Whilst there were no N-glycosylation sites detected in the F protein sequenced and only few amino acid changes observed, the G protein had more sites where there was loss of N-glycosylation and also had several amino acid changes owing to the more nucleotide sequence diversity observed. The F portion we sequenced does not encompass the three potential N-glycosylation sites at positions 57, 127 and 353 that have been previously described for HMPV [
58].
Many of the characteristic epidemiological and evolutionary patterns observed in this study for HMPV mirror the findings previously reported for RSV from the Kilifi population. For both viruses, the highest disease burden is in the paediatric population occurring during early infancy (though HMPV burden is overall smaller) [
49]. Both RSV and HMPV show an annual seasonal pattern with peak activity months well overlapped [
49,
50] and multiple genotypes occur during epidemics [
50,
59]. Further we show that like for RSV, analysis of the G protein encoding region distinguishes better the variability of strains occurring across epidemics than the F [
60]. Nonetheless, a few differences can still be picked in their patterns. Firstly, group/subgroup temporal dominance or replacement is clearer with RSV than HMPV [
59]. Secondly, the substitution rate observed in HMPV G appeared much higher than estimated for RSV G [
61]. Thirdly, most of the genetic variants in RSV occur over a single epidemic and disappear but for HMPV, variants seem to persist for more than a single epidemic before disappearing [
50]. To provide further new insights, future studies should undertake whole genome study of these viruses and analyze specimens collected over a longer time period and across multiple sites in Kenya and Africa for a better understanding of the transmission, evolution and persistence mechanisms of these important human pathogens.
There are a number of limitations of this study that should be considered when interpreting the results.

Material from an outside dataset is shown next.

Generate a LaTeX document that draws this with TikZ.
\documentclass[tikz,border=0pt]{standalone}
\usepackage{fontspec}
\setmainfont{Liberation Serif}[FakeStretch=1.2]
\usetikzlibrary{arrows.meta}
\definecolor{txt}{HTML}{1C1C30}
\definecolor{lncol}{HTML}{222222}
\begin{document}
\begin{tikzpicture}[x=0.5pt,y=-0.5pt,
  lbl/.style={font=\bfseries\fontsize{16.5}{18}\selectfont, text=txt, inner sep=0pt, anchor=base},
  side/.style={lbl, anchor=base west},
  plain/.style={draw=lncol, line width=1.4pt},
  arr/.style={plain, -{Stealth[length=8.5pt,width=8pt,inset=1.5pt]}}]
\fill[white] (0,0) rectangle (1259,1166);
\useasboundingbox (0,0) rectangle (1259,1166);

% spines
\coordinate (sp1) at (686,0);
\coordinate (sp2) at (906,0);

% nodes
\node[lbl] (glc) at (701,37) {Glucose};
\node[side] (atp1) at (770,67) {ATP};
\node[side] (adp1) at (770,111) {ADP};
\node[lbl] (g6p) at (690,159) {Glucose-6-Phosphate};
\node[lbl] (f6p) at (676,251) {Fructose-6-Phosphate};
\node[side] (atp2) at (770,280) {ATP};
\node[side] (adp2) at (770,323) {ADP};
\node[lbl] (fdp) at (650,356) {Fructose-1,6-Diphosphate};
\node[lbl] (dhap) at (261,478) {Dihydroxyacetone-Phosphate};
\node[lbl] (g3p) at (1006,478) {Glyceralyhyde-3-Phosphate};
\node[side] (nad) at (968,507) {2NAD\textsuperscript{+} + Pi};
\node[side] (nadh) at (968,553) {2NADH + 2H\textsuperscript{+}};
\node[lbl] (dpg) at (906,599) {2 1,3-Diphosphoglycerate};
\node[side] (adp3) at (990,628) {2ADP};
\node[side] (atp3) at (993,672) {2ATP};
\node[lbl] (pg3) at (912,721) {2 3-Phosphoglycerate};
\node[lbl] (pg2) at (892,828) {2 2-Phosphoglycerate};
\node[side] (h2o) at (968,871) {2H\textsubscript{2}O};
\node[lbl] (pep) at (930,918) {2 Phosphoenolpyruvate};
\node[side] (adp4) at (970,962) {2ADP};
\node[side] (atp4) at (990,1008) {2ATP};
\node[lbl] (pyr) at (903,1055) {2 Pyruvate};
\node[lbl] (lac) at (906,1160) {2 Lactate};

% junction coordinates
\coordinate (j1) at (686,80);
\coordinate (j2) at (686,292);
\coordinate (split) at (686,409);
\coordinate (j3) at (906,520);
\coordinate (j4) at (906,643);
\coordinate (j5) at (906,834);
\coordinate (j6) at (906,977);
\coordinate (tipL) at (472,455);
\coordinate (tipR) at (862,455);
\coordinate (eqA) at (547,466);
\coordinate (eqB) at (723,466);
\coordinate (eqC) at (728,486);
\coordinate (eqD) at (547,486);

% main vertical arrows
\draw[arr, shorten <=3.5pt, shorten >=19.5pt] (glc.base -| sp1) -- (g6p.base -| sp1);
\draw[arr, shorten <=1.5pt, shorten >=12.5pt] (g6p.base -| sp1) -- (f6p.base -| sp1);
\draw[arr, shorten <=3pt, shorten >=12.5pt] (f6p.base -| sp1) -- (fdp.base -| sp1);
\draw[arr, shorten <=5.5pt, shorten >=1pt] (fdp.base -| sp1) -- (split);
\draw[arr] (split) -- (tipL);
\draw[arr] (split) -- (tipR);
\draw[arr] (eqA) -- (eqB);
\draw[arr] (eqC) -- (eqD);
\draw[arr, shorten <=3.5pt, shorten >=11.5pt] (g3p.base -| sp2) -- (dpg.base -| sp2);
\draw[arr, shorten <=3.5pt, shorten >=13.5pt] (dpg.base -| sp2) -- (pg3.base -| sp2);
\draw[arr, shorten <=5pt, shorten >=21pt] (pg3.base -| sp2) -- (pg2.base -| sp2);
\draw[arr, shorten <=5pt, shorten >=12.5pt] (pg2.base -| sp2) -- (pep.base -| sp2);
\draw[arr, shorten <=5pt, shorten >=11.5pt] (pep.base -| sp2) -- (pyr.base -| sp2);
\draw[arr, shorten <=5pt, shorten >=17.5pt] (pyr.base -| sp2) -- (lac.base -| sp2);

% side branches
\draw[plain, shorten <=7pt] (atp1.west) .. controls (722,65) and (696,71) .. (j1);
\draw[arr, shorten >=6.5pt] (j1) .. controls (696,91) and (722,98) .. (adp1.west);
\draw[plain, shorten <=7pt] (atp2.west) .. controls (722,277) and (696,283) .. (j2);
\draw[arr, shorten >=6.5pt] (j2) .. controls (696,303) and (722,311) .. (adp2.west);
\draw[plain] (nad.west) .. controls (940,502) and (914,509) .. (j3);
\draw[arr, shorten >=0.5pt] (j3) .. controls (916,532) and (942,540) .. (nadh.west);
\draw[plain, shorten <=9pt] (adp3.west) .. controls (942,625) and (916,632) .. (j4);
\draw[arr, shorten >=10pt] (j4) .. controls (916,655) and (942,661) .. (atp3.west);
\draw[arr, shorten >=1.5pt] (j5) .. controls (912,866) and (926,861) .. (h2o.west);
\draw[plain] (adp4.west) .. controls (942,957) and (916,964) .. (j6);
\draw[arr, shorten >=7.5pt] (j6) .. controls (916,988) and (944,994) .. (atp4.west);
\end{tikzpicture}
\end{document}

Fewer G gene sequences were obtained from the study, relative to F, and this could be the reason that only the A2 variant from the worldwide pool was identified. There was a change through time in the selection of samples for testing based on residency status, which would have resulted in a wider catchment area for 2010-11 than earlier. However, the low level of temporal clustering observed suggests the samples to be drawn from a similar pool of variants. As noted in previous reports from this surveillance [
27,
43,
49], collection of nasal specimens from children with life-threatening features is a continual challenge that could bias estimates of prevalence and variant composition.
Acknowledgements
We thank the clinical and laboratory teams for collection and processing of specimens. Specifically, we would like to thank Anne Bett, Caroline Gitahi, Getrude Ndanu, Clement Lewa, Alexander Gichuki and James Kipkoech for screening the samples for respiratory viruses and Alex Mutuku for help with data analysis. We would like to thank James Berkley for allowing us to use samples collected in 2007 and Mwanajuma Ngama for running the study in the wards. We also thank the parents and guardians of the children for accepting to participate in this study. This work was supported by the Wellcome Trust, UK [102975], [084633] and [077092]. This article is published with permission of Director of KEMRI.